The scene is set. It’s Olivia’s 4th birthday and Olivia’s mom Renee is very excited about hosting her daughter’s annual birthday party. She’s made all the necessary preparations; the perfect cake, check; the perfect decorations, check; the perfect dress, check; and a special visit from all the Disney Princesses, check. The problem…Olivia’s grandmother has her own ideas for her birthday and has bought a separate cake and a second dress despite her mother’s wishes and expressed disapproval. She feels after all, it’s her right as a grandmother to do for, and buy her granddaughter whatever she wants, whenever she wishes. So each year, Olivia has two birthday cakes and two dresses because of one reason, she has an overbearing grandmother that doesn’t understand the concept of our blog title, “It’s Not Your Time”.
In general, I think people have a hard time understanding when it’s not about them, but this really comes to pass during big celebrations like weddings, showers and birthdays.

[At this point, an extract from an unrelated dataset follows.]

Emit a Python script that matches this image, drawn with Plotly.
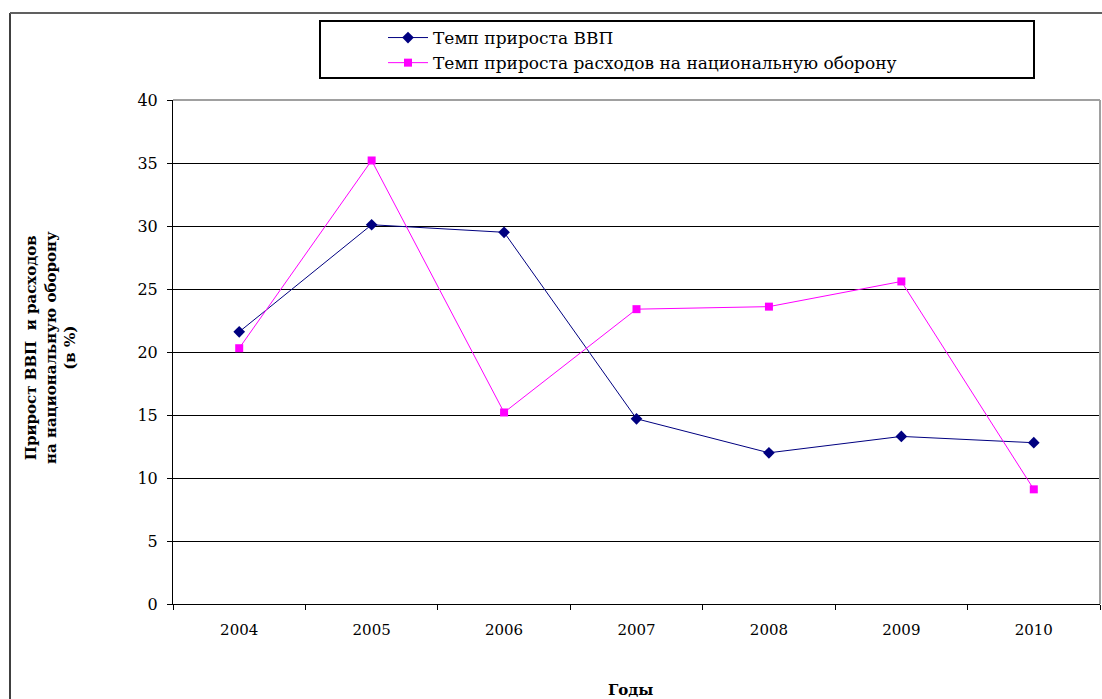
import plotly.graph_objects as go

years = ["2004", "2005", "2006", "2007", "2008", "2009", "2010"]
gdp_growth = [21.6, 30.1, 29.5, 14.7, 12.0, 13.3, 12.8]
defense_growth = [20.3, 35.2, 15.2, 23.4, 23.6, 25.6, 9.1]
y_ticks = [0, 5, 10, 15, 20, 25, 30, 35, 40]

W, H = 1102, 699
L, R, T, B = 173, 2, 100, 95
pw, ph = W - L - R, H - T - B

def px(x):
    return (x - L) / pw

def py(y):
    return (H - B - y) / ph

font_serif = "DejaVu Serif, Liberation Serif, serif"

fig = go.Figure()
fig.add_trace(go.Scatter(
    x=years, y=gdp_growth, mode="lines+markers",
    name="Темп прироста ВВП",
    line=dict(color="#000080", width=1),
    marker=dict(symbol="diamond", size=9, color="#000080"),
))
fig.add_trace(go.Scatter(
    x=years, y=defense_growth, mode="lines+markers",
    name="Темп прироста расходов на национальную оборону",
    line=dict(color="#FF00FF", width=1),
    marker=dict(symbol="square", size=8, color="#FF00FF"),
))

fig.update_layout(
    width=W, height=H,
    margin=dict(l=L, r=R, t=T, b=B),
    paper_bgcolor="white", plot_bgcolor="white",
    font=dict(family=font_serif, size=14, color="black"),
    showlegend=True,
    legend=dict(
        x=px(383), y=py(20), xanchor="left", yanchor="top",
        bgcolor="rgba(0,0,0,0)", borderwidth=0,
        font=dict(family=font_serif, size=17, color="black"),
        tracegroupgap=0, itemwidth=40,
    ),
    xaxis=dict(
        type="category", tickson="boundaries", ticks="outside", ticklen=5,
        tickcolor="black", showline=True, linecolor="black", linewidth=1,
        showgrid=False, zeroline=False, range=[-0.5, 6.5],
        tickfont=dict(family=font_serif, size=15), ticklabelstandoff=12,
    ),
    yaxis=dict(
        range=[0, 40], tickvals=y_ticks, ticks="outside", ticklen=5,
        tickcolor="black", showline=True, linecolor="black", linewidth=1,
        showgrid=True, gridcolor="black", gridwidth=1, zeroline=False,
        tickfont=dict(family=font_serif, size=16), ticklabelstandoff=6,
    ),
    shapes=[
        dict(type="line", xref="paper", yref="paper", x0=0, x1=1, y0=1, y1=1,
             line=dict(color="#A0A0A0", width=2), layer="above"),
        dict(type="line", xref="paper", yref="paper", x0=1, x1=1, y0=0, y1=1,
             line=dict(color="#A0A0A0", width=2), layer="above"),
        dict(type="line", xref="paper", yref="paper", x0=px(10), x1=px(10), y0=py(H + 5), y1=py(13),
             line=dict(color="#404040", width=2)),
        dict(type="line", xref="paper", yref="paper", x0=px(10), x1=px(W + 5), y0=py(13), y1=py(13),
             line=dict(color="#606060", width=2)),
        dict(type="rect", xref="paper", yref="paper", x0=px(320), x1=px(1034), y0=py(78), y1=py(21),
             line=dict(color="black", width=2)),
    ],
    annotations=[
        dict(text="<b>Прирост ВВП  и расходов<br>на национальную оборону<br>(в %)</b>",
             xref="paper", yref="paper", x=px(50), y=py(348), textangle=-90,
             xanchor="center", yanchor="middle",
             showarrow=False, font=dict(family=font_serif, size=15, color="black")),
        dict(text="<b>Годы</b>", xref="paper", yref="paper", x=px(630), y=py(690),
             xanchor="center", yanchor="middle",
             showarrow=False, font=dict(family=font_serif, size=15, color="black")),
    ],
)

fig.write_html("out.html", config={"displayModeBar": False},
               post_script="document.body.style.margin='0';document.body.style.overflow='hidden';")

Because the concepts of “It’s Not About You”, and It’s Not Your Time” are lost and overtaken by a sense of entitlement, a need for control, and at times a feeling of jealously. Olivia has two cakes and two dresses at her birthday parties simply because her grandmother doesn’t know her place, and doesn’t realize that it’s not her time. And more importantly, that she had her time with her children. So the question arises, “Does this mean I can’t be a grandmother to my grandchild?” And the answer is “Of course not.” I’m not suggesting that a grandparent can’t or shouldn’t be a part of those special memories and new traditions, and spoil their grandchildren rotten. But it does mean giving the parents the space to embrace their time as parents, and respecting their choices, decisions and boundaries.

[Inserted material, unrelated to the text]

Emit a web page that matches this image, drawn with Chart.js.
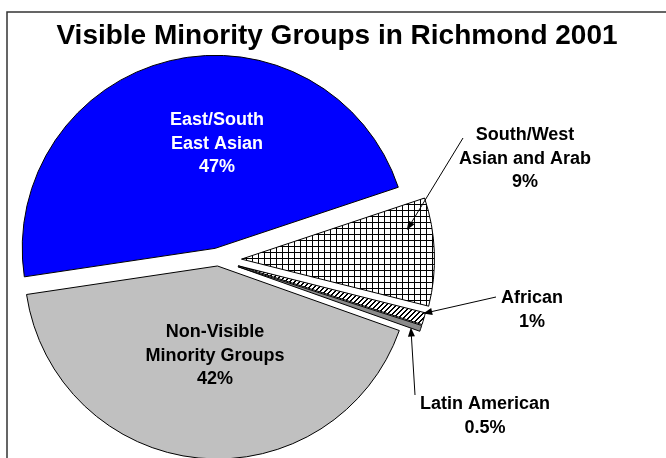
<!DOCTYPE html>
<html>
<head>
<meta charset="utf-8">
<script src="https://cdn.jsdelivr.net/npm/chart.js@4"></script>
<style>
  html, body { margin: 0; padding: 0; background: #fff; overflow: hidden; }
  canvas { display: block; }
</style>
</head>
<body>
<canvas id="pie" width="666" height="458"></canvas>
<script>
// data
const categories = [
  ['East/South', 'East Asian'],
  ['South/West', 'Asian and Arab'],
  ['African'],
  ['Latin American'],
  ['Non-Visible', 'Minority Groups']
];
const shares = [47, 9, 1, 0.5, 42];
const title = 'Visible Minority Groups in Richmond 2001';

// styling / layout
const explode = [12, 23.5, 21, 21, 6];
const labelSpots = [
  { x: 217, y: 125, color: '#fff' },
  { x: 525, y: 140, color: '#000' },
  { x: 532, y: 303, color: '#000' },
  { x: 485, y: 409, color: '#000' },
  { x: 215, y: 337, color: '#000' }
];
// leader lines: start near the label, tip placed inside the slice (t = share of the sweep, r = share of the radius)
const leaders = [
  null,
  { from: [463, 138], t: 0.26, r: 0.87 },
  { from: [496, 297], t: 0.1, r: 0.99 },
  { from: [415, 395], t: 0.9, r: 0.95 },
  null
];

const canvas = document.getElementById('pie');
const ctx = canvas.getContext('2d');

function gridPattern() {
  const c = document.createElement('canvas');
  c.width = 6; c.height = 6;
  const g = c.getContext('2d');
  g.fillStyle = '#fff'; g.fillRect(0, 0, 6, 6);
  g.fillStyle = '#000';
  g.fillRect(0, 0, 6, 1);
  g.fillRect(0, 0, 1, 6);
  return ctx.createPattern(c, 'repeat');
}

function hatchPattern() {
  const c = document.createElement('canvas');
  c.width = 5; c.height = 5;
  const g = c.getContext('2d');
  g.fillStyle = '#fff'; g.fillRect(0, 0, 5, 5);
  g.fillStyle = '#000';
  for (let x = 0; x < 5; x++) {
    for (let y = 0; y < 5; y++) {
      if ((x + y) % 5 < 2) g.fillRect(x, y, 1, 1);
    }
  }
  return ctx.createPattern(c, 'repeat');
}

const colors = ['#0000ff', gridPattern(), hatchPattern(), '#8a8a8a', '#c0c0c0'];

const explodePlugin = {
  id: 'explode',
  afterDatasetsUpdate(chart) {
    chart.getDatasetMeta(0).data.forEach((arc, i) => {
      const mid = (arc.startAngle + arc.endAngle) / 2;
      arc.x += Math.cos(mid) * explode[i];
      arc.y += Math.sin(mid) * explode[i];
    });
  }
};

const framePlugin = {
  id: 'frame',
  beforeDraw(chart) {
    const c = chart.ctx;
    c.save();
    c.fillStyle = '#fff';
    c.fillRect(0, 0, chart.width, chart.height);
    c.strokeStyle = '#333';
    c.lineWidth = 1.5;
    c.strokeRect(7, 12, 720, 520);
    c.restore();
  }
};

const textPlugin = {
  id: 'texts',
  afterDraw(chart) {
    const c = chart.ctx;
    const arcs = chart.getDatasetMeta(0).data;
    c.save();
    c.textAlign = 'center';
    c.textBaseline = 'alphabetic';
    c.fillStyle = '#000';
    c.font = 'bold 28px "Liberation Sans", Arial, sans-serif';
    c.fillText(title, 337, 44);

    c.font = 'bold 18px "Liberation Sans", Arial, sans-serif';
    categories.forEach((lines, i) => {
      const spot = labelSpots[i];
      c.fillStyle = spot.color;
      const all = lines.concat([shares[i] + '%']);
      all.forEach((ln, k) => c.fillText(ln, spot.x, spot.y + k * 23.5));
    });

    c.strokeStyle = '#000';
    c.fillStyle = '#000';
    c.lineWidth = 1;
    leaders.forEach((ld, i) => {
      if (!ld) return;
      const arc = arcs[i];
      const ang = arc.startAngle + ld.t * (arc.endAngle - arc.startAngle);
      const tx = arc.x + Math.cos(ang) * arc.outerRadius * ld.r;
      const ty = arc.y + Math.sin(ang) * arc.outerRadius * ld.r;
      const [fx, fy] = ld.from;
      const a = Math.atan2(ty - fy, tx - fx);
      c.beginPath();
      c.moveTo(fx, fy);
      c.lineTo(tx - Math.cos(a) * 6, ty - Math.sin(a) * 6);
      c.stroke();
      c.beginPath();
      c.moveTo(tx, ty);
      c.lineTo(tx - Math.cos(a) * 9 + Math.sin(a) * 3.5, ty - Math.sin(a) * 9 - Math.cos(a) * 3.5);
      c.lineTo(tx - Math.cos(a) * 9 - Math.sin(a) * 3.5, ty - Math.sin(a) * 9 + Math.cos(a) * 3.5);
      c.closePath();
      c.fill();
    });
    c.restore();
  }
};

new Chart(ctx, {
  type: 'pie',
  data: {
    labels: categories.map(l => l.join(' ')),
    datasets: [{
      data: shares,
      backgroundColor: colors,
      borderColor: '#000',
      borderWidth: 1,
      clip: false
    }]
  },
  options: {
    responsive: false,
    animation: false,
    rotation: -98.5,
    radius: 193,
    events: [],
    layout: { padding: { left: 0, right: 230, top: 62, bottom: 0 } },
    plugins: {
      legend: { display: false },
      title: { display: false },
      tooltip: { enabled: false }
    }
  },
  plugins: [framePlugin, explodePlugin, textPlugin]
});
</script>
</body>
</html>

I have a girlfriend whose mother-in-law constantly tells her granddaughter to call her “mom”. My friend has spoken to her mother-in-law and expressed her disapproval, but her MIL still tells her granddaughter to call her mom despite her daughter-in-law’s feelings and concern. What would make a grandmother want to take the time of being a mom, and the experience of being called “mom” away from anyone? To want to be called mom instead of grandma.
It’s every mother’s right to have their time as a mom. That is, to be able to make your own choices and decisions as it relates to your children, and to have those decisions respected. To create your own unique traditions and relish in the lasting memories you’ve created. I would also argue that saying “no”, or standing your ground when there is something you as a mother want to do should not translate into spitefulness or beg the title “horrible DIL”. But rather someone that is embracing their precious time as a mom that won’t last long. For their will come a time when every mother will have to go through their own “Rite of Passage”. That is, allowing the next generation to have “their time” once they enter into adulthood and have children of their own. It’s the natural progression of life.
The ironic part about the dysfunctional dynamic most often created by mother-in-laws, is that it should be a joy for all grandparents to witness, not take over, this very special time in their adult children’s lives. But because of the inability to recognize the importance of not only letting go and respecting boundaries, but also embracing the very person that would allow them to be part of that next chapter in their life, mother-in-laws end up realizing their fear of isolation become reality, and blaming everyone but themselves for their predicament.
It makes me want to ask, why would you risk missing out on this very special time? And, would someone else overstepping their bounds with your child, and not having your choices, decisions and marriage respected, have been what you would have wanted while experiencing motherhood for the first time?